> **REQUIRED WORK**: Copy every line of the entries that includes the word "this".

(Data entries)
%%

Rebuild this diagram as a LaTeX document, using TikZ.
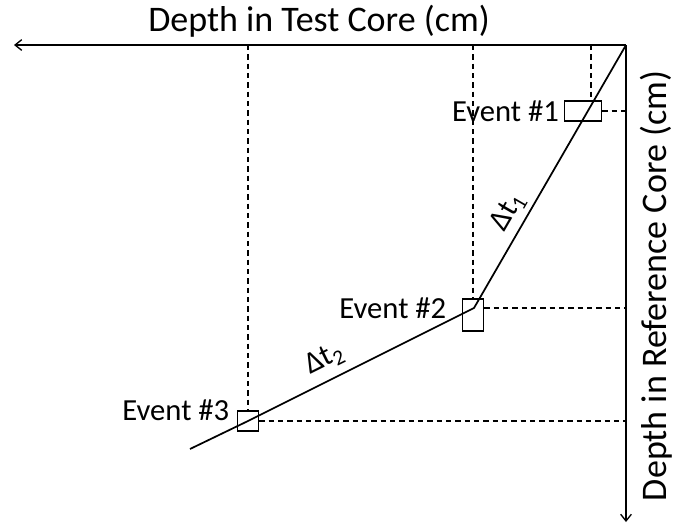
\documentclass[tikz,border=0pt]{standalone}
\usepackage{fontspec}
\setmainfont{Carlito}
\usetikzlibrary{arrows.meta,positioning}

\tikzset{
  axis/.style={line width=1pt, -{Straight Barb[length=5pt,width=8pt]}},
  guide/.style={line width=0.8pt, dash pattern=on 4pt off 3pt},
  core/.style={line width=1.3pt},
  eventbox/.style={draw, line width=1.3pt, inner sep=0pt},
  titletext/.style={font=\fontsize{27}{31}\selectfont},
  tagtext/.style={font=\fontsize{23}{27}\selectfont},
}

\begin{document}
\begin{tikzpicture}[x=0.75pt,y=-0.75pt]
\useasboundingbox (0,0) rectangle (679,529);

% axes
\coordinate (o) at (626,45);
\coordinate (xend) at (14,45);
\coordinate (yend) at (626,522);
\draw[axis] (o) -- (xend);
\draw[axis] (o) -- (yend);
\node[titletext] (xlab) at (319,21) {Depth in Test Core (cm)};
\node[titletext, rotate=90] (ylab) at (656,286) {Depth in Reference Core (cm)};

% kinks of the age-depth line
\coordinate (k2) at (474,308);
\coordinate (k3) at (248,421);
\coordinate (tail) at (190,449);

% events
\node[eventbox, minimum width=27.75pt, minimum height=15pt] (e1) at (583,111) {};
\node[eventbox, minimum width=15.75pt, minimum height=24pt] (e2) at (473,315) {};
\node[eventbox, minimum width=15.75pt, minimum height=15pt] (e3) at (248,421) {};
\node[tagtext, left=0pt of e1] (l1) {Event \#1};
\node[tagtext, left=8pt of e2, yshift=5pt] (l2) {Event \#2};
\node[tagtext, left=2pt of e3, yshift=8pt] (l3) {Event \#3};

% projections onto the axes
\coordinate (v1) at (591,45);
\draw[guide] (v1) -- (e1.north -| v1);
\draw[guide] (e1.east) -- (e1.east -| o);
\draw[guide] (e2.north |- o) -- (e2.north);
\draw[guide] (e2.east |- k2) -- (k2 -| o);
\draw[guide] (e3.north |- o) -- (e3.north);
\draw[guide] (e3.east) -- (e3.east -| o);

% age-depth line
\draw[core] (o) -- (k2) -- (k3) -- (tail);
\path (k2) -- node[pos=0.33, sloped, above=1pt, tagtext] (dt1) {Δt\textsubscript{1}} (o);
\path (k3) -- node[pos=0.38, sloped, above=3pt, tagtext] (dt2) {Δt\textsubscript{2}} (k2);
\end{tikzpicture}
\end{document}
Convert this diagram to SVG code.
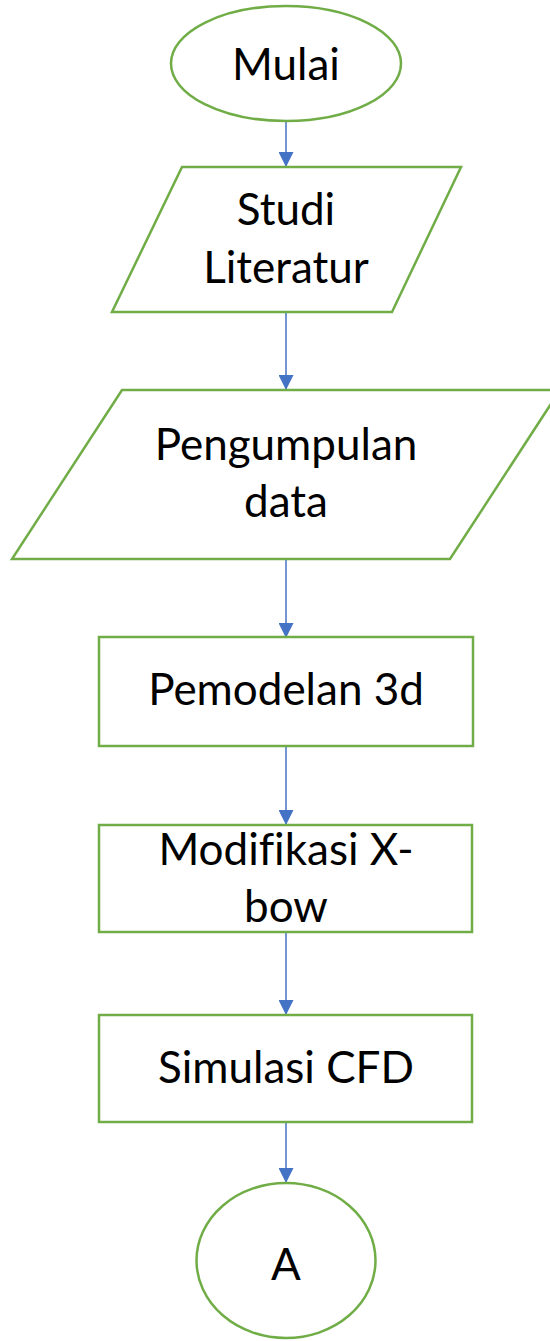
<svg xmlns="http://www.w3.org/2000/svg" width="550" height="1341" viewBox="0 0 550 1341">
  <style>
    .shape { fill: #ffffff; stroke: #70AD47; stroke-width: 2.5; }
    .lbl { font-family: Lato, "Liberation Sans", sans-serif; font-size: 44px; fill: #000000; text-anchor: middle; font-variant-ligatures: none; }
    .conn { stroke: #4472C4; stroke-width: 1.5; fill: none; marker-end: url(#arrow); }
  </style>
  <defs>
    <marker id="arrow" viewBox="0 0 10 10" refX="10" refY="5" markerWidth="15" markerHeight="15" markerUnits="userSpaceOnUse" orient="auto">
      <path d="M0,0 L10,5 L0,10 Z" fill="#4472C4"/>
    </marker>
  </defs>
  <rect x="0" y="0" width="550" height="1341" fill="#ffffff"/>
  <g id="connectors">
    <line class="conn" x1="286" y1="121" x2="286" y2="167"/>
    <line class="conn" x1="286" y1="312" x2="286" y2="390"/>
    <line class="conn" x1="286" y1="559" x2="286" y2="638"/>
    <line class="conn" x1="286" y1="746" x2="286" y2="825"/>
    <line class="conn" x1="286" y1="932" x2="286" y2="1015"/>
    <line class="conn" x1="286" y1="1122" x2="286" y2="1183"/>
  </g>
  <g id="mulai">
    <ellipse class="shape" cx="286" cy="63.5" rx="115" ry="57.5"/>
    <text class="lbl" x="286" y="80">Mulai</text>
  </g>
  <g id="studi-literatur">
    <polygon class="shape" points="182,167 461,167 392,312 112,312"/>
    <text class="lbl" x="286" y="225">Studi</text>
    <text class="lbl" x="286" y="283">Literatur</text>
  </g>
  <g id="pengumpulan-data">
    <polygon class="shape" points="122,390 560,390 450,559 12,559"/>
    <text class="lbl" x="286" y="460">Pengumpulan</text>
    <text class="lbl" x="286" y="517">data</text>
  </g>
  <g id="pemodelan-3d">
    <rect class="shape" x="99" y="637" width="374" height="109"/>
    <text class="lbl" x="286" y="705">Pemodelan 3d</text>
  </g>
  <g id="modifikasi-xbow">
    <rect class="shape" x="99" y="825" width="373" height="107"/>
    <text class="lbl" x="286" y="865">Modifikasi X-</text>
    <text class="lbl" x="286" y="922">bow</text>
  </g>
  <g id="simulasi-cfd">
    <rect class="shape" x="99" y="1015" width="373" height="107"/>
    <text class="lbl" x="286" y="1083">Simulasi CFD</text>
  </g>
  <g id="a">
    <ellipse class="shape" cx="286" cy="1260.5" rx="89.5" ry="77.5"/>
    <text class="lbl" x="286" y="1280">A</text>
  </g>
</svg>
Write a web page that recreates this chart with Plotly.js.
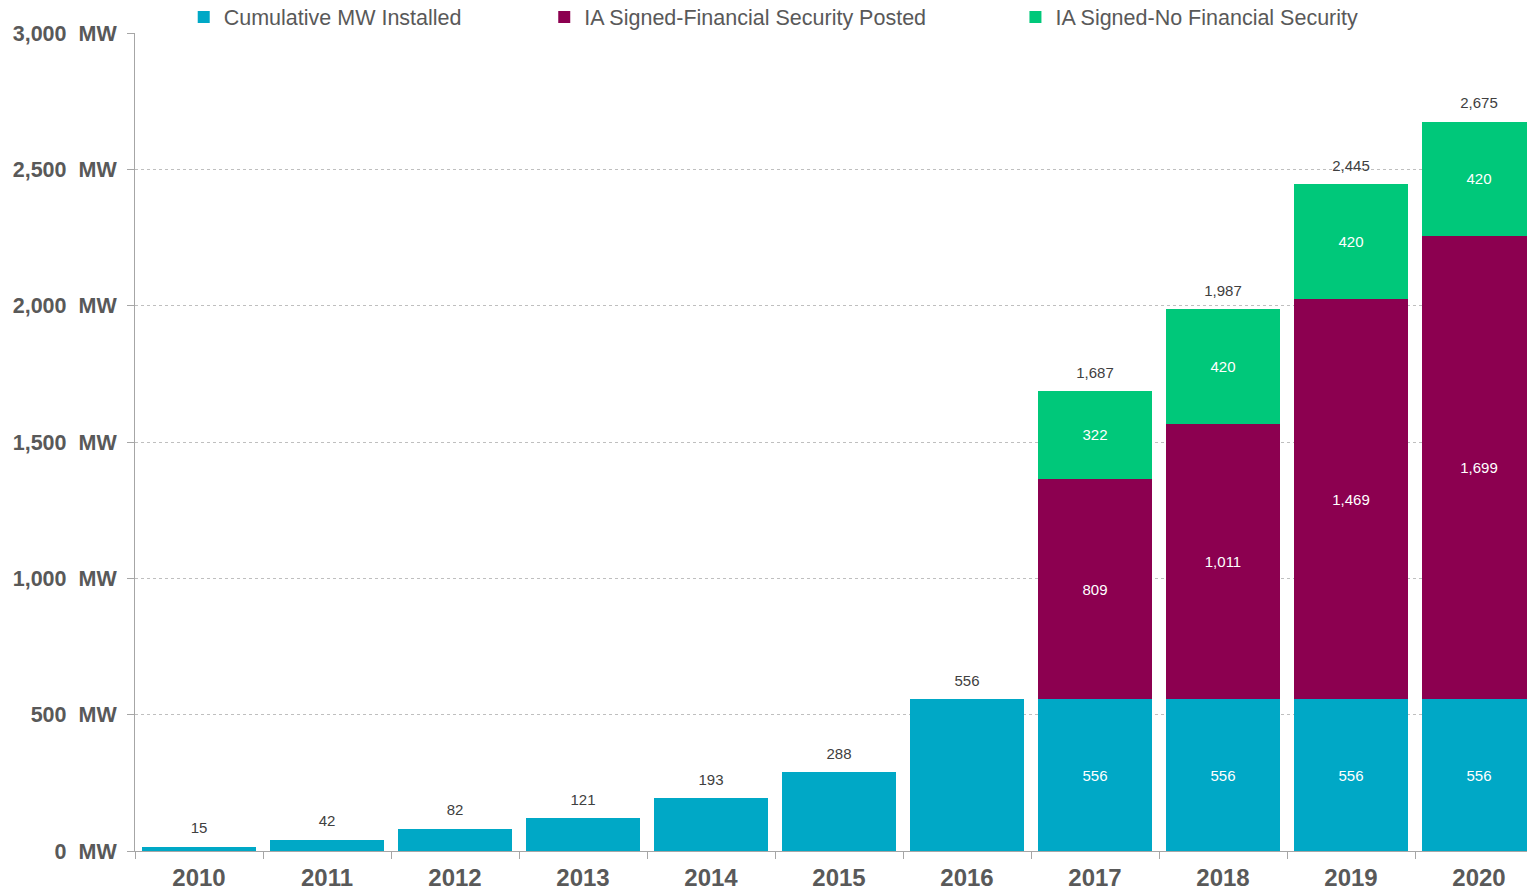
<!DOCTYPE html>
<html>
<head>
<meta charset="utf-8">
<script src="https://cdn.plot.ly/plotly-3.0.1.min.js"></script>
<style>html,body{margin:0;padding:0;background:#fff}#chart{width:1527px;height:893px}</style>
</head>
<body>
<div id="chart"></div>
<script>
const years = ["2010","2011","2012","2013","2014","2015","2016","2017","2018","2019","2020"];
const installed = [15,42,82,121,193,288,556,556,556,556,556];
const withSecurity = [0,0,0,0,0,0,0,809,1011,1469,1699];
const noSecurity = [0,0,0,0,0,0,0,322,420,420,420];
const yTickVals = [0,500,1000,1500,2000,2500,3000];
const yTickText = ["0  MW","500  MW","1,000  MW","1,500  MW","2,000  MW","2,500  MW","3,000  MW"];
const seriesNames = ["Cumulative MW Installed","IA Signed-Financial Security Posted","IA Signed-No Financial Security"];

const fmt = v => v.toLocaleString("en-US");
const totals = years.map((_, i) => installed[i] + withSecurity[i] + noSecurity[i]);
const stacked = years.map((_, i) => withSecurity[i] + noSecurity[i] > 0);

const colors = ["#00A8C6", "#8C0050", "#00C87A"];
const font = "Liberation Sans, Arial, sans-serif";
const inside = {family: font, size: 15, color: "#ffffff"};

const traces = [
  {type: "bar", name: seriesNames[0], x: years, y: installed, marker: {color: colors[0]},
   text: installed.map((v, i) => stacked[i] ? fmt(v) : ""), textposition: "inside",
   insidetextanchor: "middle", textfont: inside, hoverinfo: "x+y", legend: "legend"},
  {type: "bar", name: seriesNames[1], x: years, y: withSecurity, marker: {color: colors[1]},
   text: withSecurity.map(v => v > 0 ? fmt(v) : ""), textposition: "inside",
   insidetextanchor: "middle", textfont: inside, hoverinfo: "x+y", legend: "legend2"},
  {type: "bar", name: seriesNames[2], x: years, y: noSecurity, marker: {color: colors[2]},
   text: noSecurity.map(v => v > 0 ? fmt(v) : ""), textposition: "inside",
   insidetextanchor: "middle", textfont: inside, hoverinfo: "x+y", legend: "legend3"},
  {type: "scatter", mode: "markers+text", x: years, y: totals, text: totals.map(fmt),
   marker: {size: 14, color: "rgba(0,0,0,0)"},
   textposition: "top center", textfont: {family: font, size: 15, color: "#404040"},
   showlegend: false, hoverinfo: "skip", cliponaxis: false}
];

const legendBase = {orientation: "h", yanchor: "middle", y: 1.0196, xanchor: "left",
  font: {family: font, size: 21.5, color: "#595959"}, bgcolor: "rgba(0,0,0,0)", itemclick: false};

const layout = {
  width: 1527, height: 893,
  margin: {l: 135, r: 0, t: 33, b: 42, autoexpand: false},
  paper_bgcolor: "#ffffff", plot_bgcolor: "#ffffff",
  barmode: "stack", bargap: 0.11,
  showlegend: true,
  legend: Object.assign({}, legendBase, {x: 0.035}),
  legend2: Object.assign({}, legendBase, {x: 0.294}),
  legend3: Object.assign({}, legendBase, {x: 0.6325}),
  xaxis: {type: "category", range: [-0.5, 10.375], tickson: "boundaries",
    ticks: "outside", ticklen: 7, tickcolor: "#a6a6a6", showline: true, linecolor: "#a6a6a6",
    tickfont: {family: font, size: 24, color: "#595959", weight: "bold"},
    ticklabelstandoff: 5,
    showgrid: false, automargin: false, fixedrange: true},
  yaxis: {range: [0, 3000], tickvals: yTickVals, ticktext: yTickText,
    ticks: "outside", ticklen: 7, tickcolor: "#a6a6a6", showline: true, linecolor: "#a6a6a6",
    tickfont: {family: font, size: 21.5, color: "#595959", weight: "bold"},
    ticklabelstandoff: 6,
    showgrid: true, gridcolor: "#bfbfbf", griddash: "dot", gridwidth: 1,
    zeroline: false, automargin: false, fixedrange: true},
  font: {family: font}
};

Plotly.newPlot("chart", traces, layout, {displayModeBar: false, staticPlot: true});
</script>
</body>
</html>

%%

> **RESPONSE TO THE EXERCISE**:
Rebuild this diagram as a LaTeX document, using TikZ.
Convert this diagram to SVG code.
Write a web page that recreates this chart with Plotly.js.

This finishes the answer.